RI: Along the cultural lines, I recently saw a blonde Caucasian woman at a traffic light listening to a Spanish-language station. That jumped out at me.
HC: There are three possibilities, all of which are relevant to your analysis: one, she likes things Latino, as more and more Americans do; two, she is one of that substantial portion of the population that is now intermarrying among Latinos and Anglos; or three, she is a Latina and just had her hair dyed!
RI: All good possibilities. The notion of Latinos and Anglos intermarrying, and the growing assimilation of Hispanics into the larger populace, raises another issue: How much influence will they have on the political landscape in years to come?
HC: Much more substantial, and relevant to radio interests. Ten years ago, we had no United States senators who were Hispanic. Now we have three — Robert Menendez of New Jersey, Ken Salazar of Colorado, and Mel Martinez of Florida, who is also chairman of the Republican party; and mayors of major cities like Los Angeles and Miami. The governor of New Mexico, Bill Richardson, is running for president of the United States. The numbers will grow from here dramatically.
RI: How will your average person running for office connect with Latino voters?

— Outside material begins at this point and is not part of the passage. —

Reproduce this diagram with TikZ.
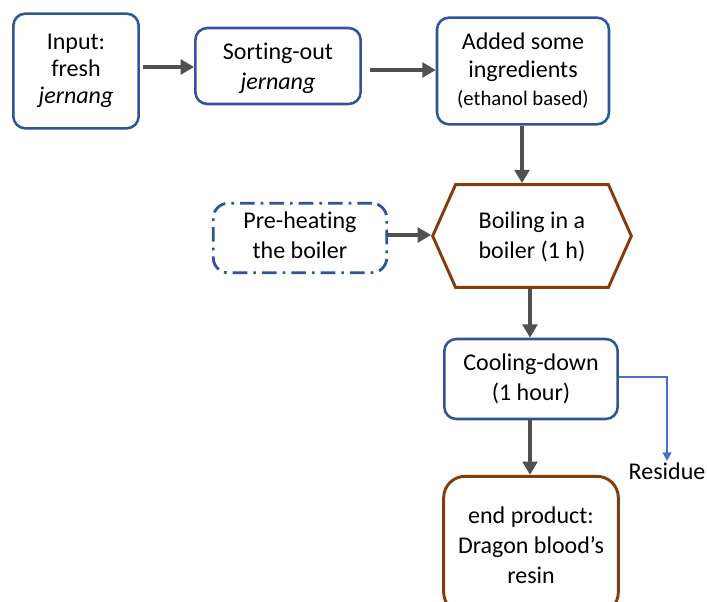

HC: We now have 5,000-plus Latino local elected officials who are in the incubator of talent for the future — first a city council or school board member, later a state representative or senator, eventually a congressman or U.S. senator or governor. We’ll see the best of that talent rise. Both Hispanic and Anglo candidates will have to relate to the community, and Spanish radio is clearly the principal vehicle for political discourse, both in paid format advertising as well as in the Talk format. Spanish radio is the principal vehicle for communication of information, for persuasion. Television is either too expensive or doesn’t relate, at this point, to the local nature of Hispanic politics. If you are a city council member or county commissioner, you cannot buy citywide television; it’s too expensive for a district race. But it makes sense to buy radio because it is priced properly, and you know who you’re reaching, how, and where. So radio is without a doubt the principal vehicle for the Latino community’s political discourse.
If we had any doubt, last year’s immigration discussion and marches were principally viral through Spanish radio. They were articulated by iconic figures in Latino radio; the people who Latinos are listening to in drive time and during work hours are the ones who articulated the message of concern about the more onerous provisions of the immigration bills, and who got people onto the streets. The influence was everywhere, because once it went viral, it shocked people across the country. There were a million people on the streets in Chicago, half a million in Dallas, massive marches in Phoenix. People didn’t know where the marches came from or how they happened. Los Angeles had a large one, but it was not by any means in its own league.
RI: Could that have happened 10 years ago?
HC: No, it couldn’t have.
RI: How has the Hispanic landscape in the U.S. changed since your days as San Antonio mayor?
HC: It’s much more vital, much more vigorous, much more vibrant, much more numerous, much more potent, much more significant in the country.